## Instructions to follow
Print exactly the lines that run from the line containing "What Plotly code" to the line containing "-15.15, -13.27, -13.42]", both included, and nothing else; pictures stay out.

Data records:
·····

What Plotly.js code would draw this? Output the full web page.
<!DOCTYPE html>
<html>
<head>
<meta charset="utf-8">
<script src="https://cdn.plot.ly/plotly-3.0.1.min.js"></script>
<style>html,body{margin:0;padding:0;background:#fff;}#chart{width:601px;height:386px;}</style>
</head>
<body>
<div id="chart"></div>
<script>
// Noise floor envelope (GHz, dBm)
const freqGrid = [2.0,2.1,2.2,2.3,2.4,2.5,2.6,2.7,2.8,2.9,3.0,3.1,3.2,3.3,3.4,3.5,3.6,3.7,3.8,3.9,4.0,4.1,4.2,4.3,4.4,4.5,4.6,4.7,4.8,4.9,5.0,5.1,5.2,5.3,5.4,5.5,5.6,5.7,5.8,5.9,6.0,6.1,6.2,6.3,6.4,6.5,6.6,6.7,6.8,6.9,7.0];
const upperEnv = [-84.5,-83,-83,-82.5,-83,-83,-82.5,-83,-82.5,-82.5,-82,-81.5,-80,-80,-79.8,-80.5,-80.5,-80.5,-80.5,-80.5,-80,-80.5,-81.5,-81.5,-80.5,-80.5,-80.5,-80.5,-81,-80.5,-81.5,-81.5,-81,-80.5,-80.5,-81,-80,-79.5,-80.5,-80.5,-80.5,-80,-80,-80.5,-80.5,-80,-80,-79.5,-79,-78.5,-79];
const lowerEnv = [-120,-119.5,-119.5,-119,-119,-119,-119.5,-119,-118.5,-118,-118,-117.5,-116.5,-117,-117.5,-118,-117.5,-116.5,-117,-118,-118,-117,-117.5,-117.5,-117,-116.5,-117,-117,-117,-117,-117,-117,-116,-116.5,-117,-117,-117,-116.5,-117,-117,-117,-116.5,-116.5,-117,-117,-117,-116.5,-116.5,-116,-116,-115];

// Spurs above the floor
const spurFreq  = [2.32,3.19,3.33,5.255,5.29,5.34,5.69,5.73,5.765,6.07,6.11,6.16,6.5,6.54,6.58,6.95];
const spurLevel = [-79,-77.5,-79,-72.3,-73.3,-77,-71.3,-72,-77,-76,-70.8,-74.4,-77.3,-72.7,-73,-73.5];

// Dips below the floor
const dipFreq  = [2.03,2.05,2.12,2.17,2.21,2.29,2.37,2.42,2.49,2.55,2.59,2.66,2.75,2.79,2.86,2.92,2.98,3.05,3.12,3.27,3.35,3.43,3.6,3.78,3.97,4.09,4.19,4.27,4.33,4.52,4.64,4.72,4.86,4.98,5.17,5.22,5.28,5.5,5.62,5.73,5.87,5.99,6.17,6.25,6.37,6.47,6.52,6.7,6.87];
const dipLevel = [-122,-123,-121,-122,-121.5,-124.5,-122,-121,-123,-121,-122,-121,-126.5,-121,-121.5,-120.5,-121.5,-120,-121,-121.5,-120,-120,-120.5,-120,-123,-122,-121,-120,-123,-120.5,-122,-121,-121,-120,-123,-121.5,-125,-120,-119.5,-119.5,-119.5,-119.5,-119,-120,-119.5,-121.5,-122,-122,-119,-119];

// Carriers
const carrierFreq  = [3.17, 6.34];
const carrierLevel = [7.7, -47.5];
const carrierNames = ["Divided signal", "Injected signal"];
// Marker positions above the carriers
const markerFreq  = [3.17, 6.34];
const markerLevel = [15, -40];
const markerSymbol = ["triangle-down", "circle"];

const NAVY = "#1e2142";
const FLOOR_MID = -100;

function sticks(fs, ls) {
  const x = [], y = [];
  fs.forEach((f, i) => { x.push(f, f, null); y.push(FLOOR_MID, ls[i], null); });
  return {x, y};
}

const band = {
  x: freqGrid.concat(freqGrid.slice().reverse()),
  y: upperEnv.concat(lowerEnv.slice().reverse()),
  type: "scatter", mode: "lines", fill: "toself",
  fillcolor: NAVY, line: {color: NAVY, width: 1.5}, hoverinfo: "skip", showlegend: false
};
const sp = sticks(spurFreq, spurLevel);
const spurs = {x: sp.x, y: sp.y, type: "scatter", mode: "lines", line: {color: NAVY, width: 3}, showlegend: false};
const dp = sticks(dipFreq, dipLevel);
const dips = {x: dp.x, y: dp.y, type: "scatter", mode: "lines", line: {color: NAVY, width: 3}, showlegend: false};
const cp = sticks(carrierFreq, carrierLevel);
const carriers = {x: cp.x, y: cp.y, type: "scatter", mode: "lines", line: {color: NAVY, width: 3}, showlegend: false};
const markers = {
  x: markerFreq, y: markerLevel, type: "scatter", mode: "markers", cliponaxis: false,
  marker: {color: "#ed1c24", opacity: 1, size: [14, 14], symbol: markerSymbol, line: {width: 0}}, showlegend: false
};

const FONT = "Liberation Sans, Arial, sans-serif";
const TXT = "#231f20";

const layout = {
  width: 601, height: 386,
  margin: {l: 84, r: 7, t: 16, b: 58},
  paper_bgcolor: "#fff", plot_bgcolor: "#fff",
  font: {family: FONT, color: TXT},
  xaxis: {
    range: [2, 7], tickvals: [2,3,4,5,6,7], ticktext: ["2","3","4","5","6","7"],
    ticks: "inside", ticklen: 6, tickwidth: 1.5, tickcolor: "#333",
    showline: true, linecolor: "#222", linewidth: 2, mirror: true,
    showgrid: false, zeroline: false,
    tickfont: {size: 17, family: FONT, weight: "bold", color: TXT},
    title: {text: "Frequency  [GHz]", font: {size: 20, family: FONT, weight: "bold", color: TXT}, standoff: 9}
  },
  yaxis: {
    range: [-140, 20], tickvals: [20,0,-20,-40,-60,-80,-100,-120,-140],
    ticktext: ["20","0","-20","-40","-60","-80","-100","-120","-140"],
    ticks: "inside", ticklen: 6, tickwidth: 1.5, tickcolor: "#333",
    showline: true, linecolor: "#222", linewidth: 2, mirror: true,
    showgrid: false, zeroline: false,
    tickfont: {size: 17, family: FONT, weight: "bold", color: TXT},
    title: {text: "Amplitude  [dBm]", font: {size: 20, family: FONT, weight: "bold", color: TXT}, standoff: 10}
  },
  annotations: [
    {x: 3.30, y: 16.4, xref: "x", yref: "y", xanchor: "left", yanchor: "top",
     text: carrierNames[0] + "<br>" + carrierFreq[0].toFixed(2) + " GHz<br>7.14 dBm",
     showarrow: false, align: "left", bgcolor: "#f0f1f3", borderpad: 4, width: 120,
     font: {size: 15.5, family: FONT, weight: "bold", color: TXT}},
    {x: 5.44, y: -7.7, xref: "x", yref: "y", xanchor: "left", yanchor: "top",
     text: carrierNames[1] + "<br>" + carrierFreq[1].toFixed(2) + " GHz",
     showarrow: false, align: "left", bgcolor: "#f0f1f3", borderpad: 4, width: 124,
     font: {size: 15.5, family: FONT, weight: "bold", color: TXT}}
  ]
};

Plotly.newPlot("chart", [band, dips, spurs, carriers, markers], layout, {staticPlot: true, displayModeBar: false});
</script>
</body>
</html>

·····

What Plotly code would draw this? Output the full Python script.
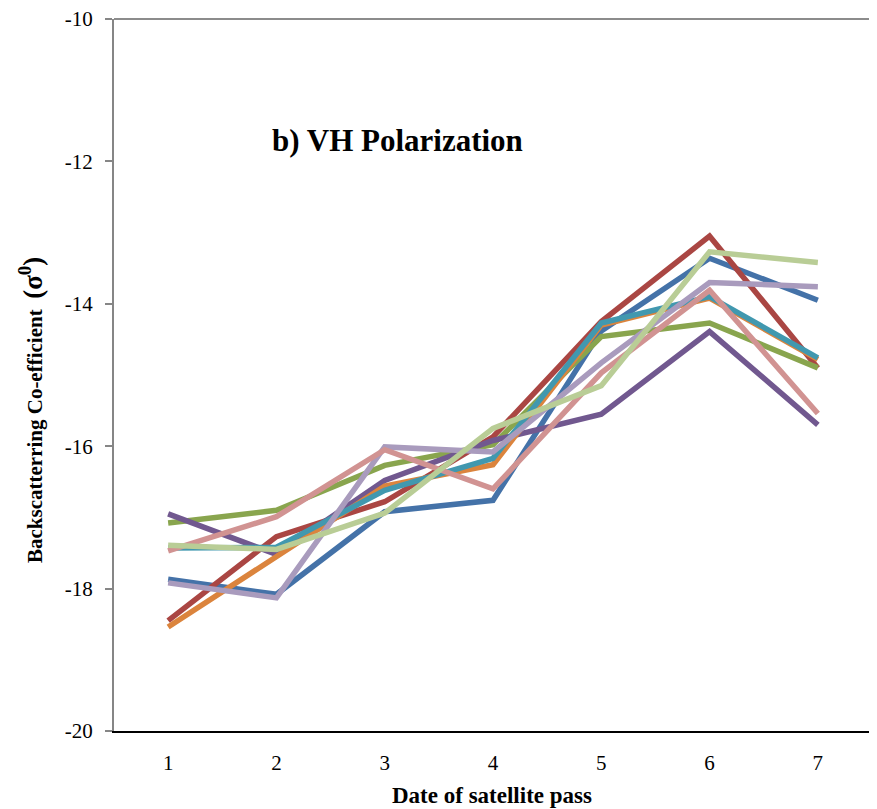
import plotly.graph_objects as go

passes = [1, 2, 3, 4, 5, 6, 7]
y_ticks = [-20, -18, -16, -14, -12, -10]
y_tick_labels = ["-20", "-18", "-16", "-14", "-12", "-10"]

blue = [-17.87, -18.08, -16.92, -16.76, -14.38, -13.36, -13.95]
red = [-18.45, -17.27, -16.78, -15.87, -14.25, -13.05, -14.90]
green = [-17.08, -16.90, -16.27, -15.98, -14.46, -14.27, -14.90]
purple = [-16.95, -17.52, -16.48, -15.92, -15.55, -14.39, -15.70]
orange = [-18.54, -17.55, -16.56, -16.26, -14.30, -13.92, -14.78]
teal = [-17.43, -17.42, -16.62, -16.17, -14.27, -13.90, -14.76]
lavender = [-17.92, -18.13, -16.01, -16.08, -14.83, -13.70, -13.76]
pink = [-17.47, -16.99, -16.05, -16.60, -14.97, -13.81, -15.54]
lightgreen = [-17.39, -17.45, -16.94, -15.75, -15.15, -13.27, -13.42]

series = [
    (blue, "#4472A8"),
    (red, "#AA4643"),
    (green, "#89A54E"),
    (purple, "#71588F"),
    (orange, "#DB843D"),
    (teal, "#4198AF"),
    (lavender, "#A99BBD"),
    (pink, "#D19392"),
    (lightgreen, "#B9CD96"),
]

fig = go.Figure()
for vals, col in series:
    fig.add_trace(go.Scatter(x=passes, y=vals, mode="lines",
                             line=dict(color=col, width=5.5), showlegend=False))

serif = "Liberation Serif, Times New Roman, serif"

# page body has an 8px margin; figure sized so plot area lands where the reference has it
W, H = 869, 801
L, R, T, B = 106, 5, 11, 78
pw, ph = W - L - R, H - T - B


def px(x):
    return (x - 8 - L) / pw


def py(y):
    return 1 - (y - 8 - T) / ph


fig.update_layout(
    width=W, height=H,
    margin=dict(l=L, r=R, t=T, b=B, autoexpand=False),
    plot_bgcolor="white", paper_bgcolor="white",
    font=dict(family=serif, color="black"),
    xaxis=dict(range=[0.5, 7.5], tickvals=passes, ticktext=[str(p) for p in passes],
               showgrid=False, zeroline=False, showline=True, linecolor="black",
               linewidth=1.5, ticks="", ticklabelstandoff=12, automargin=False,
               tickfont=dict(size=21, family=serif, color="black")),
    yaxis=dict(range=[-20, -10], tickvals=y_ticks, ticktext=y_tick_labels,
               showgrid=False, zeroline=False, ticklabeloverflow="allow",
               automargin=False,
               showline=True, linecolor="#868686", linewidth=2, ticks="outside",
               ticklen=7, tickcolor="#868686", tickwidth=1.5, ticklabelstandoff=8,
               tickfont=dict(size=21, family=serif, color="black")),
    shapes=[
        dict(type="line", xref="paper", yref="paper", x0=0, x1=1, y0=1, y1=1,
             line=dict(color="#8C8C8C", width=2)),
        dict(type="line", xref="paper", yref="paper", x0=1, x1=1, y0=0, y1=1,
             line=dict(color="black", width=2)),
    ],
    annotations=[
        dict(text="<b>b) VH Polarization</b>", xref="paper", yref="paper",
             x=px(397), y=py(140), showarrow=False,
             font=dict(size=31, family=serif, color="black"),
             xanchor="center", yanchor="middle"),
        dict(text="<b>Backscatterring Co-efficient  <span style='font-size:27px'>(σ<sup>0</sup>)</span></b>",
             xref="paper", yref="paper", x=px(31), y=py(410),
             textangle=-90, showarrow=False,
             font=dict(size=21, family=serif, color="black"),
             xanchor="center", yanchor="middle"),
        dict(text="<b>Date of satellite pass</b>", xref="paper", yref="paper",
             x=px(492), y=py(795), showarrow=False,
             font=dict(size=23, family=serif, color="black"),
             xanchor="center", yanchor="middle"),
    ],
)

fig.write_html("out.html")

·····

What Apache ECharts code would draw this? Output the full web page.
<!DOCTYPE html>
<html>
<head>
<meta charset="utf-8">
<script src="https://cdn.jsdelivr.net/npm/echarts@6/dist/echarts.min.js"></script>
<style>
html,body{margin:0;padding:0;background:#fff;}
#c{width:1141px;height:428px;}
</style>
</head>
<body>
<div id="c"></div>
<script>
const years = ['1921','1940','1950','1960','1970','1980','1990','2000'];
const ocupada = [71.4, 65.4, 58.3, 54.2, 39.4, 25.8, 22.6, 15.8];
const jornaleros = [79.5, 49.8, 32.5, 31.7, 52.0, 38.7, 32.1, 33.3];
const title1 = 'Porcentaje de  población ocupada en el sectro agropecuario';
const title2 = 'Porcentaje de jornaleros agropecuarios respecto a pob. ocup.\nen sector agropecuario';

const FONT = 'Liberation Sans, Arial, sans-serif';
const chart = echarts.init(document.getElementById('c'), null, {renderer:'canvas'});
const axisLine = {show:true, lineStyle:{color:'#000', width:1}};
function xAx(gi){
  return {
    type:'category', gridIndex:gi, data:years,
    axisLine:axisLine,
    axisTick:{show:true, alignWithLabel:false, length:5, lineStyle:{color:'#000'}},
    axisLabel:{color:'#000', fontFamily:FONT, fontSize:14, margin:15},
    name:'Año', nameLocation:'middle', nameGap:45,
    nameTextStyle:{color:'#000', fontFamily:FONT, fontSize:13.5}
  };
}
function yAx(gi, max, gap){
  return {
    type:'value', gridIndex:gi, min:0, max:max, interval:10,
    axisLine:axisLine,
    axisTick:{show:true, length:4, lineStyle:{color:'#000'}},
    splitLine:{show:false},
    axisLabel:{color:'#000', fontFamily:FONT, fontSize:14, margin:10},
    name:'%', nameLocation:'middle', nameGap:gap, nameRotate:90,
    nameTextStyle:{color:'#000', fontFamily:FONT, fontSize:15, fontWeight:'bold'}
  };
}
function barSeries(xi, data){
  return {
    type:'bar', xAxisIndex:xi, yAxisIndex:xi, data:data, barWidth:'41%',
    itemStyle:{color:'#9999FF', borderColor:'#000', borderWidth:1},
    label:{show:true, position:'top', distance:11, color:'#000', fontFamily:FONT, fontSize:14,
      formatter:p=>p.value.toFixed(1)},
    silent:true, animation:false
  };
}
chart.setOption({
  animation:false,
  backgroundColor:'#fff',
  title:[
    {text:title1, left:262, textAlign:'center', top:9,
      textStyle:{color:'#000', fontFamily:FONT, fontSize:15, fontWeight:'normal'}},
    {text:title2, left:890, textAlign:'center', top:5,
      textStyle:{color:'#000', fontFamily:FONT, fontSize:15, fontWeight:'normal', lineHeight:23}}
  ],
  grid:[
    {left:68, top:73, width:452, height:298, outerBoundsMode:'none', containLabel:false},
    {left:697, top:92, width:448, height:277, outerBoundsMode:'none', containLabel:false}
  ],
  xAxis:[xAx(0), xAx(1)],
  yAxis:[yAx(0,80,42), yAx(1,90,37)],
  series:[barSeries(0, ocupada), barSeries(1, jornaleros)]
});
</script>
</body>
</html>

·····

## Written answer
What Plotly code would draw this? Output the full Python script.
import plotly.graph_objects as go

passes = [1, 2, 3, 4, 5, 6, 7]
y_ticks = [-20, -18, -16, -14, -12, -10]
y_tick_labels = ["-20", "-18", "-16", "-14", "-12", "-10"]

blue = [-17.87, -18.08, -16.92, -16.76, -14.38, -13.36, -13.95]
red = [-18.45, -17.27, -16.78, -15.87, -14.25, -13.05, -14.90]
green = [-17.08, -16.90, -16.27, -15.98, -14.46, -14.27, -14.90]
purple = [-16.95, -17.52, -16.48, -15.92, -15.55, -14.39, -15.70]
orange = [-18.54, -17.55, -16.56, -16.26, -14.30, -13.92, -14.78]
teal = [-17.43, -17.42, -16.62, -16.17, -14.27, -13.90, -14.76]
lavender = [-17.92, -18.13, -16.01, -16.08, -14.83, -13.70, -13.76]
pink = [-17.47, -16.99, -16.05, -16.60, -14.97, -13.81, -15.54]
lightgreen = [-17.39, -17.45, -16.94, -15.75, -15.15, -13.27, -13.42]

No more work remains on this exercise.